While private sector IR35 reform has not yet been confirmed by the government, the rumour that this might well happen in time does have substance. Along with increasing media attention, private sector IR35 reform is a topic hotly discussed among freelance contractors on forums, especially ContractorUK’s. What’s more, I don’t think I’ve spoken to one person -- from freelance contractors, to agencies and experts from ‘The Big 4’ accountancy firms -- who does not think it will be introduced in time.
Having two significantly different versions of the same legislation for what is essentially one group of taxpayers is not viable in the long term. It makes an already complex piece of legislation all the more complicated, and naturally makes the private sector a far more appealing prospect for freelancers and contractors; something which government departments became acutely aware of during the implementation of public sector reform earlier this year.
While the rolling out of public sector reform was -- and to a certain extent still is -- a mess, I think HMRC will be relatively pleased with the overall impact of the changes. From where they stand, a number of ‘freelance’ contractors who should have been operating inside IR35 now are. Given that HMRC most likely consider public sector reform a success so far, why wouldn’t they roll the same changes out to the private sector?

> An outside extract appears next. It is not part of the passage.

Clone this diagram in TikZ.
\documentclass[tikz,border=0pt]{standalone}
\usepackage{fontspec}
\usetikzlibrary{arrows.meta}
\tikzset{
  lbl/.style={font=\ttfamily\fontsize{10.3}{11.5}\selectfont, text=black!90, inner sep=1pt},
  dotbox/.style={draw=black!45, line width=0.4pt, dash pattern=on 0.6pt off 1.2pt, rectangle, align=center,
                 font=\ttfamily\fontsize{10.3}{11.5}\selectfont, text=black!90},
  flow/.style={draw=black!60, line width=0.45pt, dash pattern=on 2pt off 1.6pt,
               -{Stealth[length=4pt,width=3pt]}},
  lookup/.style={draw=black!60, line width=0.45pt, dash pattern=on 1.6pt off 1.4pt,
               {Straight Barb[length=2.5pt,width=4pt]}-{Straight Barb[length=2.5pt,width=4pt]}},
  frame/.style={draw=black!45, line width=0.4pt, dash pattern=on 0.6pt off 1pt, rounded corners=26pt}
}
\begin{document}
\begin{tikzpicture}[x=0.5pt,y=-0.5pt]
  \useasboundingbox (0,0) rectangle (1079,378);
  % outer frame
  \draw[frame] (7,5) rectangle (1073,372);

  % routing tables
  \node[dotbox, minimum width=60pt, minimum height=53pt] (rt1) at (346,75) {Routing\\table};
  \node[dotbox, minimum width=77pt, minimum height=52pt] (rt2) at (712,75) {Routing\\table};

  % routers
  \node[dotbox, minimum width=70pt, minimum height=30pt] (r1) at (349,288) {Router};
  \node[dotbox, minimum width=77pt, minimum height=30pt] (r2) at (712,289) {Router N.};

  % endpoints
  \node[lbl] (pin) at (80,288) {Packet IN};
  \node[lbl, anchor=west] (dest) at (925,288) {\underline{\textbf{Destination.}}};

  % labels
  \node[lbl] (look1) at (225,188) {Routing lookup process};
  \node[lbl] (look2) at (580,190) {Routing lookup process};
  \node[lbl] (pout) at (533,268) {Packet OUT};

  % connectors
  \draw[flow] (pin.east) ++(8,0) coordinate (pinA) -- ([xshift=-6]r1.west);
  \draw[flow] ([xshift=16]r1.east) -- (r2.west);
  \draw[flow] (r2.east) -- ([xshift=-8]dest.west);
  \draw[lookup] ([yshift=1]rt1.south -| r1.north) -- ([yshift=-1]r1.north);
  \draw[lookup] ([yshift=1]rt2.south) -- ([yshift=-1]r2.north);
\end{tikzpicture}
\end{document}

If and when it happens, the legislation itself will, I imagine, be the same. However the difference, I hope, will be in the implementation. Recent changes to public sector IR35 were shrouded in confusion, which embarrassingly for the department, and its political masters, was largely down to late and disappointing guidance from HMRC. If those changes are introduced in the private sector, there will at least be a tried and tested roadmap. The Revenue must learn from previous mistakes though, and implement reform and in a more structured way.
‘Time to prepare’
A mooted about April 2018 implementation is unlikely, but not impossible. If this turns out to be the case, private sector reform would probably be announced in this year’s Autumn Budget. However, it’s more realistic that the government will give themselves a little more time to prepare by introducing the reform (the extension of the off-payroll rules) in 2019, meaning an announcement could be made at some point next year. With that said, don’t rule out any surprises.
HMRC has already stated that the ESS (the IR35 digital tool) isn’t just for the public sector, and can be used by anyone. Therefore, I can’t imagine any notable adjustments for the purpose of wider reform. Upon its release, the tool rightfully came under fire for delivering inconsistent results -- an issue which has led to the continuous tinkering of its questions and logic. Whether this would be the case with the tool in the private sector remains to be seen.

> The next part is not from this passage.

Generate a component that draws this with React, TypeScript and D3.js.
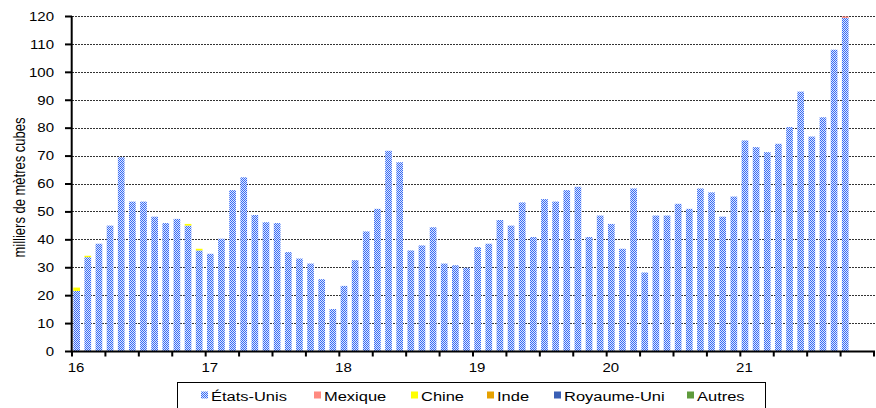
import React from "react";
import * as d3 from "d3";

// ---- Data (monthly, Jan 2016 – Oct 2021), thousands of cubic metres ----
const yearLabels = ["16", "17", "18", "19", "20", "21"];
const yTicks = [0, 10, 20, 30, 40, 50, 60, 70, 80, 90, 100, 110, 120];

const etatsUnis = [
  // 2016
  21.7, 33.8, 38.6, 45.1, 69.6, 53.7, 53.7, 48.3, 46.0, 47.5, 45.1, 36.2,
  // 2017
  35.0, 40.4, 57.8, 62.4, 48.9, 46.3, 46.0, 35.6, 33.3, 31.5, 25.9, 15.2,
  // 2018
  23.5, 32.7, 43.0, 51.1, 71.9, 67.8, 36.2, 38.0, 44.5, 31.5, 30.9, 30.0,
  // 2019
  37.4, 38.6, 47.1, 45.1, 53.4, 41.0, 54.6, 53.7, 57.8, 59.0, 41.0, 48.7,
  // 2020
  45.7, 36.8, 58.4, 28.3, 48.7, 48.7, 52.9, 51.1, 58.4, 57.0, 48.3, 55.5,
  // 2021
  75.6, 73.2, 71.4, 74.4, 80.4, 93.1, 77.0, 83.9, 108.1, 119.5,
];
const mexique = [
  0, 0, 0, 0, 0, 0, 0, 0, 0, 0, 0, 0,
  0, 0, 0, 0, 0, 0, 0, 0, 0, 0, 0, 0,
  0, 0, 0, 0, 0, 0, 0, 0, 0, 0, 0, 0,
  0, 0, 0, 0, 0, 0, 0, 0, 0, 0, 0, 0,
  0, 0, 0, 0, 0, 0, 0, 0, 0, 0, 0, 0,
  0, 0, 0, 0, 0, 0, 0, 0, 0, 0.5,
];
const chine = [
  1.2, 0.5, 0, 0, 0, 0, 0, 0, 0, 0, 0.6, 0.6,
  0, 0, 0, 0, 0, 0, 0, 0, 0, 0, 0, 0,
  0, 0, 0, 0, 0, 0, 0, 0, 0, 0, 0, 0,
  0, 0, 0, 0, 0, 0, 0, 0, 0, 0, 0, 0,
  0, 0, 0, 0, 0, 0, 0, 0, 0, 0, 0, 0,
  0, 0, 0, 0, 0, 0, 0, 0, 0, 0,
];
const inde = [
  0, 0, 0, 0, 0, 0, 0, 0, 0, 0, 0, 0,
  0, 0, 0, 0, 0, 0, 0, 0, 0, 0, 0, 0,
  0, 0, 0, 0, 0, 0, 0, 0, 0, 0, 0, 0,
  0, 0, 0, 0, 0, 0, 0, 0, 0, 0, 0, 0,
  0, 0, 0, 0, 0, 0, 0, 0, 0, 0, 0, 0,
  0, 0, 0, 0, 0, 0, 0, 0, 0, 0,
];
const royaumeUni = [
  0, 0, 0, 0, 0, 0, 0, 0, 0, 0, 0, 0,
  0, 0, 0, 0, 0, 0, 0, 0, 0, 0, 0, 0,
  0, 0, 0, 0, 0, 0, 0, 0, 0, 0, 0, 0,
  0, 0, 0, 0, 0, 0, 0, 0, 0, 0, 0, 0,
  0, 0, 0, 0, 0, 0, 0, 0, 0, 0, 0, 0,
  0, 0, 0, 0, 0, 0, 0, 0, 0, 0,
];
const autres = [
  0, 0, 0, 0, 0, 0, 0, 0, 0, 0, 0, 0,
  0, 0, 0, 0, 0, 0, 0, 0, 0, 0, 0, 0,
  0, 0, 0, 0, 0, 0, 0, 0, 0, 0, 0, 0,
  0, 0, 0, 0, 0, 0, 0, 0, 0, 0, 0, 0,
  0, 0, 0, 0, 0, 0, 0, 0, 0, 0, 0, 0,
  0, 0, 0, 0, 0, 0, 0, 0, 0, 0,
];

const seriesNames = ["États-Unis", "Mexique", "Chine", "Inde", "Royaume-Uni", "Autres"];
const seriesValues = [etatsUnis, mexique, chine, inde, royaumeUni, autres];
const seriesColors = ["url(#usPattern)", "#ff8a80", "#ffff00", "#e6a100", "#3a5fb5", "#5f9b3c"];

// ---- Layout ----
const W = 876;
const H = 408;
const PLOT_LEFT = 72;
const PLOT_RIGHT = 874;
const PLOT_TOP = 16.5;
const PLOT_BOTTOM = 351.5;
const N_MONTHS = 72;
const FONT = "'Liberation Sans', Arial, sans-serif";
const legendSwatchX = [201, 314, 411, 487, 554, 687];

export default function App() {
  const x = d3.scaleLinear().domain([0, N_MONTHS]).range([PLOT_LEFT, PLOT_RIGHT]);
  const y = d3.scaleLinear().domain([0, 120]).range([PLOT_BOTTOM, PLOT_TOP]);
  const step = x(1) - x(0);
  const barW = step * 0.6;

  const table = etatsUnis.map((_, i) => {
    const row: Record<string, number> = { i };
    seriesNames.forEach((name, k) => (row[name] = seriesValues[k][i]));
    return row;
  });
  const layers = d3.stack<Record<string, number>>().keys(seriesNames)(table);

  const quarterTicks = d3.range(0, N_MONTHS + 1, 3);

  return (
    <svg
      width={W}
      height={H}
      style={{ position: "absolute", left: 0, top: 0, background: "#fff" }}
      fontFamily={FONT}
    >
      <defs>
        <pattern id="usPattern" width={2} height={2} patternUnits="userSpaceOnUse">
          <rect x={0} y={0} width={2} height={2} fill="#dce6ff" shapeRendering="crispEdges" />
          <rect x={0} y={0} width={1} height={1} fill="#3a6cf4" shapeRendering="crispEdges" />
          <rect x={1} y={1} width={1} height={1} fill="#3a6cf4" shapeRendering="crispEdges" />
        </pattern>
      </defs>

      {/* gridlines */}
      {yTicks
        .filter((t) => t > 0)
        .map((t) => (
          <line
            key={"g" + t}
            x1={PLOT_LEFT}
            x2={W}
            y1={Math.floor(y(t)) + 0.5}
            y2={Math.floor(y(t)) + 0.5}
            stroke="#333"
            strokeWidth={1}
            strokeDasharray="2 1"
          />
        ))}

      {/* bars */}
      {layers.map((layer, k) => (
        <g key={layer.key} fill={seriesColors[k]}>
          {layer.map((d, i) =>
            d[1] - d[0] > 0 ? (
              <rect
                key={i}
                x={x(i) + 1.3}
                width={barW}
                y={y(d[1])}
                height={y(d[0]) - y(d[1])}
              />
            ) : null
          )}
        </g>
      ))}

      {/* y axis */}
      <line x1={71.7} x2={71.7} y1={PLOT_TOP - 0.5} y2={PLOT_BOTTOM + 1} stroke="#000" strokeWidth={2} />
      {yTicks.map((t) => (
        <g key={"yt" + t}>
          <line x1={65} x2={72} y1={y(t)} y2={y(t)} stroke="#000" strokeWidth={2} />
          <text
            transform={`translate(54, ${y(t) + 4.3}) scale(1.25, 1)`}
            textAnchor="end"
            fontSize={12}
            fill="#000"
          >
            {t}
          </text>
        </g>
      ))}
      <text
        transform={`translate(24.5, 187.5) scale(1.25, 1) rotate(-90)`}
        textAnchor="middle"
        fontSize={13}
        fill="#000"
      >
        milliers de mètres cubes
      </text>

      {/* x axis */}
      <line x1={PLOT_LEFT - 1} x2={PLOT_RIGHT + 1} y1={PLOT_BOTTOM} y2={PLOT_BOTTOM} stroke="#000" strokeWidth={2} />
      {quarterTicks.map((m) => (
        <line key={"xt" + m} x1={x(m)} x2={x(m)} y1={PLOT_BOTTOM} y2={PLOT_BOTTOM + 5} stroke="#000" strokeWidth={2} />
      ))}
      {yearLabels.map((lab, k) => (
        <text
          key={"xl" + lab}
          transform={`translate(${x(k * 12) + step / 2 - 1.5}, 371.5) scale(1.2, 1)`}
          textAnchor="middle"
          fontSize={12.5}
          fill="#000"
        >
          {lab}
        </text>
      ))}

      {/* legend */}
      <rect x={177.5} y={382.5} width={588} height={40} fill="#fff" stroke="#000" strokeWidth={1} />
      {seriesNames.map((name, k) => (
        <g key={"lg" + name}>
          <rect x={legendSwatchX[k]} y={391.5} width={7} height={7} fill={seriesColors[k]} />
          <text
            transform={`translate(${legendSwatchX[k] + 10}, 400.5) scale(1.22, 1)`}
            fontSize={13.5}
            fill="#000"
          >
            {name}
          </text>
        </g>
      ))}
    </svg>
  );
}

From what I can see and know of each of them, the private sector will be far less risk averse than the public sector, which is of course a good thing for freelance and contract professionals. I can’t imagine nearly as many panicked, knee-jerk reactions and blanket determinations. And with a bit of luck, the government will leave enough time between announcing and enforcing reform for businesses to prepare.
If managed properly, potential changes in the private sector can in fact work, contrary to common belief. Numerous public sector agencies are already coping with the recent changes, and continue to engage with many freelance consultants, who remain outside IR35. So the prospect of private sector reform should not in any way, shape or form create panic that freelance contractors are somehow doomed.
The Revenue could even inspire some confidence in the coming weeks or months, because it is just about to embark on its first enforcement round of the April rules. These checks will, initially at least, be largely informal enquiries at public sector organisations. Inspectors demonstrating a firm, fair, proportionate as well as practically-minded approach in HMRC’s enforcement could reassure the many who have jitters about the tax authority doing the same policing, eventually, at private sector companies.
So whether (as we expect) HMRC scrutinises blanket ‘inside’ and ‘outside’ determinations, how the ESS was used and if ‘reasonable care’ was taken, will all be watched keenly by all in the freelance work sector, not just those immediately in the taxman’s crosshairs. However, he will be on the look-out too of course.
It’s likely to take several months before these checks begin to have any
real impact on the entire market, but HMRC will have no qualms about targeting
and perhaps even formally investigating any organisation or department
immediately, should they not like what they see.